O espírito da reconciliação nacional
O terceiro paradoxo: a jovem democracia polaca, o jovem Estado polaco independente são abalados por este golpe, mas recompor-se-á rapidamente. Os polacos mostram, hoje, que são um povo maduro para a liberdade. A Plataforma Cívica, no poder, e o Presidente interino, Bronislaw Komorowski, perante a necessidade de proverem os principais cargos vagos, não deverão agir segundo uma lógica partidária, mas com espírito de reconciliação nacional. A Plataforme não pode ceder à tentação medíocre do triunfalismo a que um destino trágico abriu caminho.

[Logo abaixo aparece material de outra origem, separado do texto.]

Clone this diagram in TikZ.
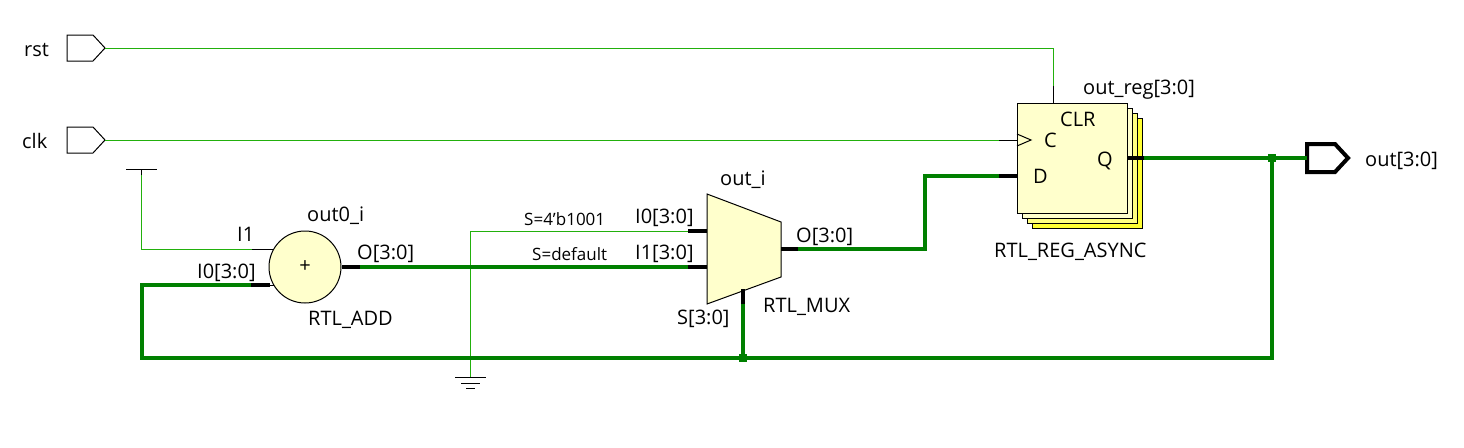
\documentclass[tikz,border=0pt]{standalone}
\usepackage{fontspec}
\setmainfont{Open Sans}
\usetikzlibrary{calc}
\definecolor{wiregreen}{HTML}{22B00C}
\definecolor{busgreen}{HTML}{008000}
\definecolor{cellpale}{HTML}{FFFFCC}
\definecolor{cellmid}{HTML}{FFFF80}
\definecolor{cellyellow}{HTML}{FFFF33}
\tikzset{
	wire/.style={wiregreen, line width=1pt},
	bus/.style={busgreen, line width=4pt},
	stub/.style={black, line width=1pt},
	busstub/.style={black, line width=4pt},
	cell/.style={draw=black, line width=1pt, fill=cellpale},
	lbl/.style={anchor=base west, inner sep=0pt, font=\fontsize{20}{24}\selectfont},
	smalllbl/.style={anchor=base west, inner sep=0pt, font=\fontsize{17}{20}\selectfont},
	jdot/.style={fill=busgreen, inner sep=0pt, minimum size=8pt},
}
\begin{document}
\begin{tikzpicture}[x=1pt, y=-1pt, line join=miter, line cap=butt]
	\useasboundingbox (0,0) rectangle (1464,447);
	\foreach \x/\y/\t in {105/48/rstO,105/140/clkO,1053/48/clrA,1053/86/clrB,1053/103/clrC,
		999/140/clkB,1017/140/clkC,141.5/169/vcc,141.5/175/vccB,141.5/249/iaA,252/249/iaB,273/249/iaC,
		142/285/ibA,142/358/ibB,251/285/ibC,270/285/ibD,274/285/ibE,360/267/addO,688/267/muxB,707/267/muxBin,
		470/231/muxA0,688/231/muxA,707/231/muxAin,470/377/gnd,781/249/muxO,798/249/muxOb,925/249/dA,925/176/dB,
		999/176/dC,1017/176/dD,1127/158/qA,1144/158/qB,1272/158/qJ,1307/158/outI,743/304/selA,743/289/selT,743/358/selJ,1272/358/loopC}
	\coordinate (\t) at (\x,\y);

	\foreach \k/\b in {3/cellyellow,2/cellmid,1/cellpale}
	\draw[cell, fill=\b] ($(1017,103)+(5*\k,5*\k)$) rectangle ++(110,110);
	\draw[cell] (1017,103) rectangle (1127,213);
	\draw[line width=1pt] (1017,134)--(1031,140)--(1017,146);

	\node[circle, cell, minimum size=72pt, inner sep=0pt, font=\fontsize{20}{24}\selectfont] (add) at (305,267) {+};
	\coordinate (addR) at (add.east);
	\draw[cell] (707,194)--(781,222)--(781,277)--(707,304)--cycle;

	\draw[line width=1pt] (67,35)--(93,35)--(105,48)--(93,61)--(67,61)--cycle;
	\draw[line width=1pt] (67,127)--(93,127)--(105,140)--(93,153)--(67,153)--cycle;
	\draw[line width=4pt] (1307,144)--(1335,144)--(1348,158)--(1335,172)--(1307,172)--cycle;

	\draw[wire] (rstO)--(clrA)--(clrB);
	\draw[stub] (clrB)--(clrC);
	\draw[wire] (clkO)--(clkB);
	\draw[stub] (clkB)--(clkC);
	\draw[stub] (126,169)--(157,169);
	\draw[stub] (vcc)--(vccB);
	\draw[wire] (vccB)--(iaA)--(iaB);
	\draw[stub] (iaB)--(iaC);
	\draw[wire] (muxA)--(muxA0)--(gnd);
	\draw[busstub] (muxA)--(muxAin);
	\draw[stub] (455,377)--(486,377);
	\draw[stub] (461,383)--(480,383);
	\draw[stub] (466,388)--(475,388);

	\draw[bus] (addO)--(muxB);
	\draw[busstub] (addR)--(addO);
	\draw[busstub] (muxB)--(muxBin);
	\draw[bus] (muxOb)--(dA)--(dB)--(dC);
	\draw[busstub] (muxO)--(muxOb);
	\draw[busstub] (dC)--(dD);
	\draw[busstub] (qA)--(qB);
	\draw[bus] (qB)--(outI);
	\draw[bus] (ibC)--(ibA)--(ibB)--(loopC)--(qJ);
	\draw[busstub] (ibC)--(ibD);
	\draw[stub] (ibD)--(ibE);
	\draw[bus] (selA)--(selJ);
	\draw[busstub] (selA)--(selT);
	\node[jdot] (jsel) at (selJ) {};
	\node[jdot] (jq) at (qJ) {};

	\foreach \x/\y/\n/\t in {24/56/rst/rst,22/148/clk/clk,307/221/addN/out0\_i,237/241/addA/I1,197/278/addB/{I0[3:0]},
		357/259/addC/{O[3:0]},308/325/addD/RTL\_ADD,635/223/muxE/{I0[3:0]},635/259/muxF/{I1[3:0]},720/185/muxN/out\_i,
		796/242/muxG/{O[3:0]},763/312/muxH/RTL\_MUX,677/324/muxI/{S[3:0]},1083/94/regN/{out\_reg[3:0]},1060/126/regA/CLR,
		1044/147/regB/C,1097/166/regC/Q,1033/183/regD/D,994/257/regE/RTL\_REG\_ASYNC,1365/166/outL/{out[3:0]}}
	\node[lbl] (l\n) at (\x,\y) {\t};
	\node[smalllbl] (ssel) at (524,225) {S=4'b1001};
	\node[smalllbl] (sdef) at (532,260) {S=default};
\end{tikzpicture}
\end{document}
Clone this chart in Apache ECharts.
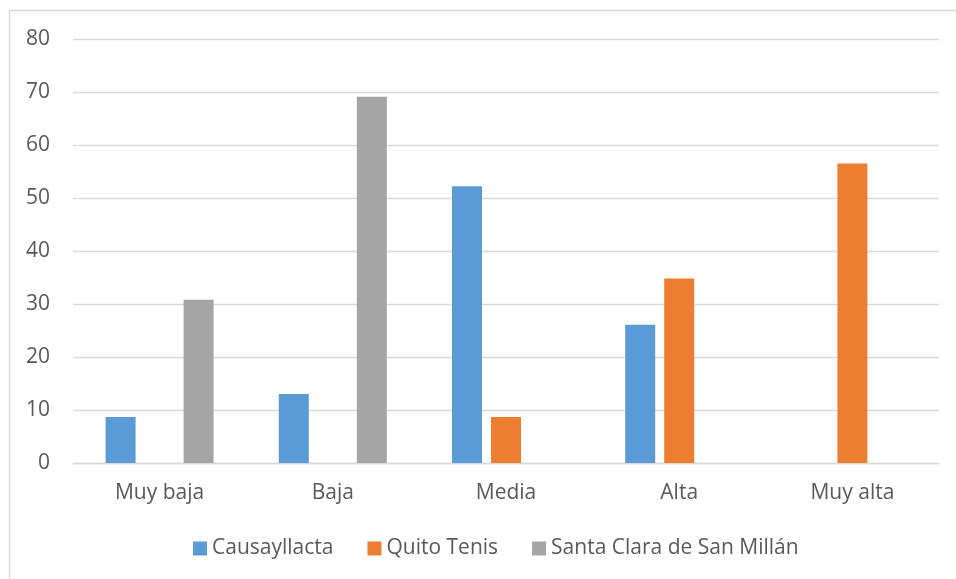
<!DOCTYPE html>
<html>
<head>
<meta charset="utf-8">
<script src="https://cdn.jsdelivr.net/npm/echarts@6/dist/echarts.min.js"></script>
<style>
html,body{margin:0;padding:0;background:#fff;}
#c{width:956px;height:579px;}
</style>
</head>
<body>
<div id="c"></div>
<script>
const categories = ['Muy baja', 'Baja', 'Media', 'Alta', 'Muy alta'];
const seriesNames = ['Causayllacta', 'Quito Tenis', 'Santa Clara de San Millán'];
const causayllacta = [8.7, 13.0, 52.2, 26.1, null];
const quitoTenis = [null, null, 8.7, 34.8, 56.5];
const santaClara = [30.8, 69.1, null, null, null];
const yTicks = [0, 10, 20, 30, 40, 50, 60, 70, 80];
const colors = ['#5b9bd5', '#ed7d31', '#a5a5a5'];

const font = '"Open Sans", "Noto Sans", sans-serif';
const chart = echarts.init(document.getElementById('c'));
const dataSets = [causayllacta, quitoTenis, santaClara];
chart.setOption({
  animation: false,
  backgroundColor: '#fff',
  color: colors,
  graphic: [{
    type: 'rect',
    shape: { x: 9.5, y: 10.5, width: 1000, height: 1000 },
    style: { fill: 'none', stroke: '#d9d9d9', lineWidth: 1.3 },
    silent: true
  }],
  grid: { left: 73, right: 17, top: 39, bottom: 116, containLabel: false },
  legend: {
    data: seriesNames,
    left: 188,
    top: 533,
    itemWidth: 14,
    itemHeight: 14,
    itemGap: 34,
    icon: 'rect',
    textStyle: { color: '#595959', fontSize: 21, fontFamily: font }
  },
  xAxis: {
    type: 'category',
    data: categories,
    axisLine: { show: true, lineStyle: { color: '#d9d9d9', width: 1.3 } },
    axisTick: { show: false },
    axisLabel: { color: '#595959', fontSize: 21, fontFamily: font, margin: 20 }
  },
  yAxis: {
    type: 'value',
    min: yTicks[0],
    max: yTicks[yTicks.length - 1],
    interval: yTicks[1] - yTicks[0],
    axisLine: { show: false },
    axisTick: { show: false },
    splitLine: { lineStyle: { color: '#d9d9d9', width: 1.3 } },
    axisLabel: { color: '#595959', fontSize: 21, fontFamily: font, margin: 23 }
  },
  series: seriesNames.map((name, i) => ({
    name: name,
    type: 'bar',
    data: dataSets[i],
    barWidth: 30,
    barGap: '30%',
    itemStyle: { color: colors[i] }
  }))
});
</script>
</body>
</html>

Hoje, é verdadeiramente difícil prever qual será o impacto desta catástrofe no cenário de eleições e na forma que tomará a cena política polaca. Tenho apenas a certeza de uma única coisa, os polacos têm de conseguir passar a difícil prova com que actualmente são confrontados.
Visto da Rússia
Homenagem a um adversário
No dia seguinte à morte de Lech Kaczynski e várias dezenas de representantes da elite polaca, no acidente do avião em que seguiam, na Rússia, a imprensa russa saúda a personalidade do falecido Presidente polaco e concorda com a homóloga polaca em que o drama de Smolensk poderá marcar o reatar das relações entre os dois países. "A recente tragédia de Smolensk é um dos episódios mais pavorosos da tumultuosa história das relações polaco-russas", afirma o diário económico Vedomosti, segundo o qual é "difícil encontrar dois povos cujas relações estejam tão impregnadas de desconfiança mútua". "Lech Kaczynski deteriorou sem hesitar as relações com Moscovo e não perdeu uma ocasião para entravar o caminho da Rússia: apoiou a instalação de mísseis do sistema de defesa norte-americano na Polónia, bloqueou as negociações entre a Rússia e a UE e aliou-se com [o antigo Presidente ucraniano] Viktor Iutchenko e [o Presidente georgiano] Mikhail Saakachvili"." Lech Kaczynski pereceu lamentavelmente em território da Rússia, a bordo de um avião de fabrico russo e com manutenção feita na Rússia", salienta, por seu lado, o [Nezavissimaïa Gazeta](http://www.ng.ru/): "Pereceu na sequência das comemorações do 70º aniversário do massacre dos oficiais polacos, após a cerimónia fúnebre oficial que tinha reunido em Katyn os primeiros-ministros dos dois países: Donald Tusk, adversário político de Lech Kaczynski na cena interna, e Vladimir Putin, adversário na política externa. Para superar o assustador simbolismo do passado, é necessário ter calma e dar prova da maior atenção mútua. E essa atenção deve começar por partir da Rússia".